■ Stated exercise ■
Print the lines of the listing below verbatim from its first line through the line bearing "const hiddenLeadingSlots = 4;". Any pictures are to be omitted.

■ Data extract ■
● ● ●
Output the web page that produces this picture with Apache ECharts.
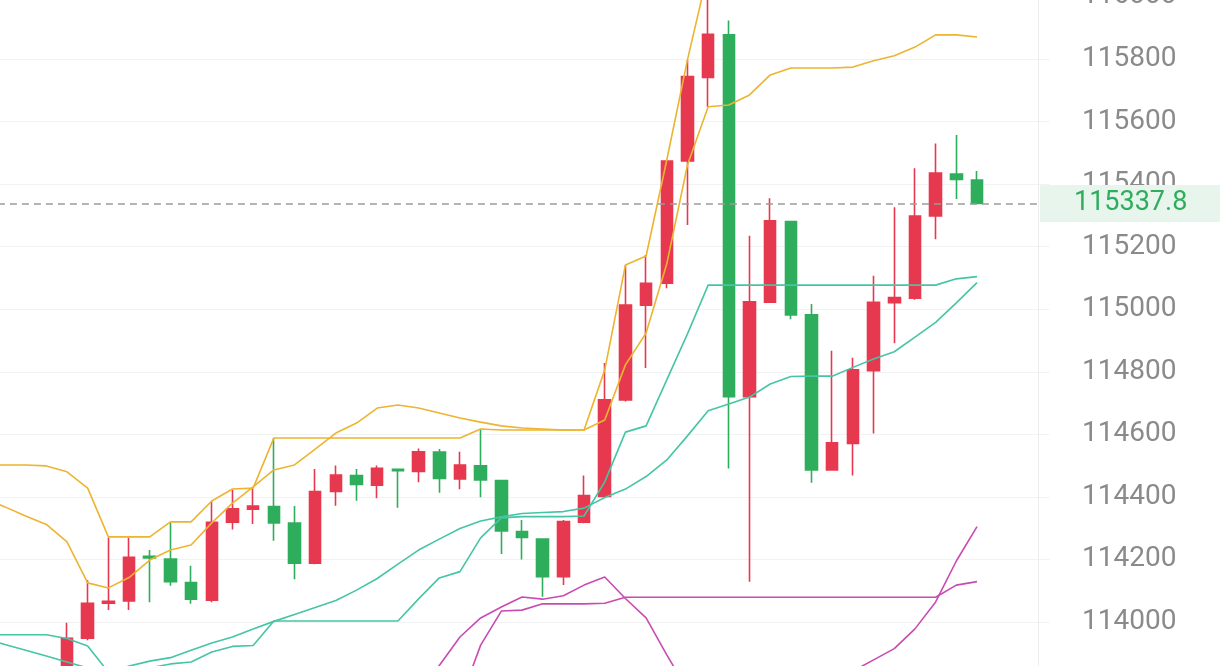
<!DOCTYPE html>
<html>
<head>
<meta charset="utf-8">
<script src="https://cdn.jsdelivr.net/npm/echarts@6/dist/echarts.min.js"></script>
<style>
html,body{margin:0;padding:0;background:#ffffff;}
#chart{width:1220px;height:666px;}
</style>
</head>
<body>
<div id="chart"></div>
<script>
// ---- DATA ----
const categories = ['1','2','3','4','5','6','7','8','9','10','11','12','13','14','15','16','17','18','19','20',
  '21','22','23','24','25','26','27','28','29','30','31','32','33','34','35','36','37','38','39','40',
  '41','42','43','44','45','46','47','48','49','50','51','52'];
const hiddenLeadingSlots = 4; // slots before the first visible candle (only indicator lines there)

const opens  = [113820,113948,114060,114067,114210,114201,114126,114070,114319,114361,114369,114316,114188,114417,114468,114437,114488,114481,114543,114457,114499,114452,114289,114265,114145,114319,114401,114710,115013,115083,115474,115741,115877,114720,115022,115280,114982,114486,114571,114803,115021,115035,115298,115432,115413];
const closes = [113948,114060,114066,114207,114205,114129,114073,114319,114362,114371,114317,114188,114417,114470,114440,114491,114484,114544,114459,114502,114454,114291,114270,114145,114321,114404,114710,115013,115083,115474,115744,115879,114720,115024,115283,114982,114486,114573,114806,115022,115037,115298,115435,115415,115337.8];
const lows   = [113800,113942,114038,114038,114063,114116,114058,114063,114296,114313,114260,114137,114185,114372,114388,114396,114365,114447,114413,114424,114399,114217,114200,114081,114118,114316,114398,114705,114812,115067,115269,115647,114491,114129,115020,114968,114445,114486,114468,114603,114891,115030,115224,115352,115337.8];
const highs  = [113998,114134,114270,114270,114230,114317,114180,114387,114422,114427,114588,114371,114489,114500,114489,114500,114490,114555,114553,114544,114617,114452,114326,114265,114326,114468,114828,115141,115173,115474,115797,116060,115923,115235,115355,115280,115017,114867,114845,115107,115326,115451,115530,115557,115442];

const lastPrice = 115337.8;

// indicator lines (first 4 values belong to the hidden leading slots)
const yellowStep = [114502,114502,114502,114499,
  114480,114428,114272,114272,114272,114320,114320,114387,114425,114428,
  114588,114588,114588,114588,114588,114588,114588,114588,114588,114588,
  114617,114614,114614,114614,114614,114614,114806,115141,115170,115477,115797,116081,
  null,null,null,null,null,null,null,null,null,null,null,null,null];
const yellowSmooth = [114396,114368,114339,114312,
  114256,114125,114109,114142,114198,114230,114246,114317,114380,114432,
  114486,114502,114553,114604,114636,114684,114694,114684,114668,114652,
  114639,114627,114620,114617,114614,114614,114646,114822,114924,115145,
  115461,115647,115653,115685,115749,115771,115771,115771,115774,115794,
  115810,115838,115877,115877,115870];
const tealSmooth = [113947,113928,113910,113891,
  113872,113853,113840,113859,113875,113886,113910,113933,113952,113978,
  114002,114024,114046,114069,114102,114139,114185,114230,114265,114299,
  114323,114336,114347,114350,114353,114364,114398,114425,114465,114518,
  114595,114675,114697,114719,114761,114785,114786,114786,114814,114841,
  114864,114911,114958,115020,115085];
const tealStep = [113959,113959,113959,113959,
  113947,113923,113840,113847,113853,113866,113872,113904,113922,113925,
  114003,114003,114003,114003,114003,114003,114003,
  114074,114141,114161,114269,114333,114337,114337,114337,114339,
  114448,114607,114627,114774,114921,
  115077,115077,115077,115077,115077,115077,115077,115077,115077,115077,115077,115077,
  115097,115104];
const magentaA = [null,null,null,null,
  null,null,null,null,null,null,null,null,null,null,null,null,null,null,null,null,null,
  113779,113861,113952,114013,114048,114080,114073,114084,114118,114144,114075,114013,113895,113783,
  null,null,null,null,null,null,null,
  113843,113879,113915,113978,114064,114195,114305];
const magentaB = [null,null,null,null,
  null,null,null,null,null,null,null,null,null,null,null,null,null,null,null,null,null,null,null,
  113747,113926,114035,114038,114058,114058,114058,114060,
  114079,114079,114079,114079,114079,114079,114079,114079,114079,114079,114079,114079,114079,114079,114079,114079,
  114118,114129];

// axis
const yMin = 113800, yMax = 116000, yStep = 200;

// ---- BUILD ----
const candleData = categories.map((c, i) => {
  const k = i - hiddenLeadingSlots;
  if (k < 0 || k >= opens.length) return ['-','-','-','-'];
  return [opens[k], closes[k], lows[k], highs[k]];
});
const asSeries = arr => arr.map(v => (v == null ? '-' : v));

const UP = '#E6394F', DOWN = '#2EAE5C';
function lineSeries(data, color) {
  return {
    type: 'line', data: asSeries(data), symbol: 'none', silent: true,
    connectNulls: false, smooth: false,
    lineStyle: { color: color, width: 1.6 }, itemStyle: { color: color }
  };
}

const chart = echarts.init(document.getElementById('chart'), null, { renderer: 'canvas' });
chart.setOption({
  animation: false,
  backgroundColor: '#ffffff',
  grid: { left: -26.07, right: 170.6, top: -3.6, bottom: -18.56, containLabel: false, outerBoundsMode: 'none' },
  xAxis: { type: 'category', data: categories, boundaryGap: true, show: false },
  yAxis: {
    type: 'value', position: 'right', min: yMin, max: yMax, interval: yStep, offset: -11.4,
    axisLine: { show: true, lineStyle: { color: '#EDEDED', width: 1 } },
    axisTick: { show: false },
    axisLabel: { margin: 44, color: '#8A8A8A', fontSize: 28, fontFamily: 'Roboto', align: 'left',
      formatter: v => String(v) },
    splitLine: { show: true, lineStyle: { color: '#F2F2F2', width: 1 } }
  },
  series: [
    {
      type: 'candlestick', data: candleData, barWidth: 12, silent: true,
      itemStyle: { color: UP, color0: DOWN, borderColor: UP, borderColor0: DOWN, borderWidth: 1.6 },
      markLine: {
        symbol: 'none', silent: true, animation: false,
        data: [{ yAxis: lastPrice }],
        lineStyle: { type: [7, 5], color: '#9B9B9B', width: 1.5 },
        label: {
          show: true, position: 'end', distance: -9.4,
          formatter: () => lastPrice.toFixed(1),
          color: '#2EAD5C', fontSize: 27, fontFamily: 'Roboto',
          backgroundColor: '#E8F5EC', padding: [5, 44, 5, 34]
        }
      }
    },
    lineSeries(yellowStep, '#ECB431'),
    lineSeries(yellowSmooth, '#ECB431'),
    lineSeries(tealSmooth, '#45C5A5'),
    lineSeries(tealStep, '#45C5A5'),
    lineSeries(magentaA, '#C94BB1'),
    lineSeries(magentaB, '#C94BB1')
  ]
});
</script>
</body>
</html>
● ● ●
■ Answer to the exercise ■
Output the web page that produces this picture with Apache ECharts.
<!DOCTYPE html>
<html>
<head>
<meta charset="utf-8">
<script src="https://cdn.jsdelivr.net/npm/echarts@6/dist/echarts.min.js"></script>
<style>
html,body{margin:0;padding:0;background:#ffffff;}
#chart{width:1220px;height:666px;}
</style>
</head>
<body>
<div id="chart"></div>
<script>
// ---- DATA ----
const categories = ['1','2','3','4','5','6','7','8','9','10','11','12','13','14','15','16','17','18','19','20',
  '21','22','23','24','25','26','27','28','29','30','31','32','33','34','35','36','37','38','39','40',
  '41','42','43','44','45','46','47','48','49','50','51','52'];
const hiddenLeadingSlots = 4; // slots before the first visible candle (only indicator lines there)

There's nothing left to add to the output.